Ini adalah kali ke-10, Sulati datang ke Pulau Kemaro untuk merayakan Cap Go Meh. ”Saya ingin merasakan kemeriahan yang ada. Itulah sebabnya saya selalu datang ke sini,” katanya.
300 tahun
Wakil Ketua Yayasan Pulau Kemaro Chandra Husein mengatakan, tradisi Cap Go Meh di Pulau Kemaro sudah berlangsung sejak 300 tahun lalu.
Perayaan dilakukan oleh umat Tri Dharma (Buddhisme, Taoisme, dan Konfusius) yang dipimpin seorang kapitan atau pejabat yang ditunjuk untuk mengurusi warga perantau Tionghoa pada masa kolonial Belanda.
”Tradisi ini terus berlanjut hingga saat ini,” ujarnya.
Berdasarkan legenda yang tertulis di prasati di Pulau Kemaro, Siti Fatima, leluhur yang dimuliakan di Pulau Kemaro adalah putri raja Palembang yang menjalin cinta dengan seorang pedagang China bernama Tan Bun An. Tan Bun An lalu mengajak Siti Fatimah bertemu keluarganya di China.
Saat kembali ke Palembang, mereka dibekali tujuh guci yang berisi emas. Sesampai di muara Sungai Musi, Tan Bun An ingin melihat hadiah emas di dalam guci-guci itu. Namun, yang ditemukan hanya sayuran busuk. Ia lalu membuang guci itu ke sungai.
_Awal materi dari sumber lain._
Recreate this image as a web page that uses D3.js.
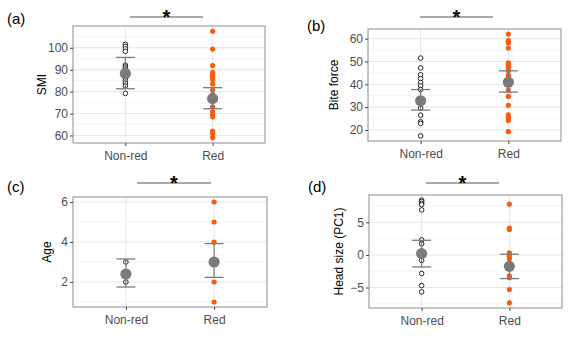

Guci terakhir terjatuh diatas dek dan pecah. Ternyata di dalamnya terdapat emas. Tanpa berpikir panjang ia terjun ke dalam sungai untuk mengambil emas-emas dalam guci yang sudah dibuangnya.
Seorang pengawalnya juga ikut terjun membantu, tetapi kedua orang itu muncul. Siti Fatimah akhirnya ikut terjun ke Sungai Musi.
Kisah itu menjadi simbol kesetiaan, yang mengena saat perayaan Cap Go Meh yang merupakan ajang para pemuda-pemudi mencari jodoh.
Chandra mengisahkan, kehidupan pemudi Tionghoa pada zaman feodal cukup sulit. Dalam menjalani hidupnya, mereka seakan dipingit.
Satu-satunya waktu yang dapat digunakan untuk mencari jodoh adalah saat hari lampion atau Cap Go Meh. Saat itu, pemudi boleh keluar rumah dengan alasan melihat perayaan malam lampion.
Namun, pada saat bersamaan, para pemuda akan melihat pemudi yang keluar dan mengincar pasangannya untuk dinikahkan di kemudian hari.
”Itulah di Pulau Kemaro ada satu pohon beringin yang dijuluki pohon cinta karena banyak pasangan pemuda-pemudi yang menuliskan namanya di batang pohon. Namun, saat ini hal itu dilarang sehingga mereka menulis namanya di pagar yang mengelilingi pohon,” ujar Chandra.
Menurut dia, tradisi seperti ini menjadi salah satu daya tarik wisata bagi masyarakat tidak hanya di dalam negeri, bahkan di luar negeri. Biasanya wisatawan datang dari Malaysia, Hong Kong, Singapura, India, dan sejumlah negara lain.
”Perayaan ini melibatkan semua kalangan masyarakat. Ini sebagai wujud dari toleransi yang kian kental,” kata Chandra.
Karena banyaknya pengunjung, persiapan sudah dilakukan panitia sejak sebulan sebelum acara berlangsung.
Selain Kelenteng Hok Ceng Bio, di Pulau Kemaro juga terdapat pagoda sembilan lantai setinggi 45 meter dan lebar 13 meter yang kian indah dengan berbagai hiasan lampu warna-warninya.
Pejabat sementara Wali Kota Palembang Akhmad Najib mengungkapkan, perayaan Cap Go Meh merupakan wujud nyata dari keberagamaan di kota Palembang.
”Semua bergembira, bukan hanya masyarakat Tionghoa, melainkan juga suku-suku lainnya. Ini menunjukkan keberagamaan masyarakat Palembang semakin kuat,” kata Najib.
Di sisi lain, kata Najib, perayaan Cap Go Meh ini juga mampu menaikkan ekonomi masyarakat. ”Terdapat ratusan pedagang di sini sehingga berdampak terhadap berputarnya roda ekonomi masyarakat,” ujar Najib.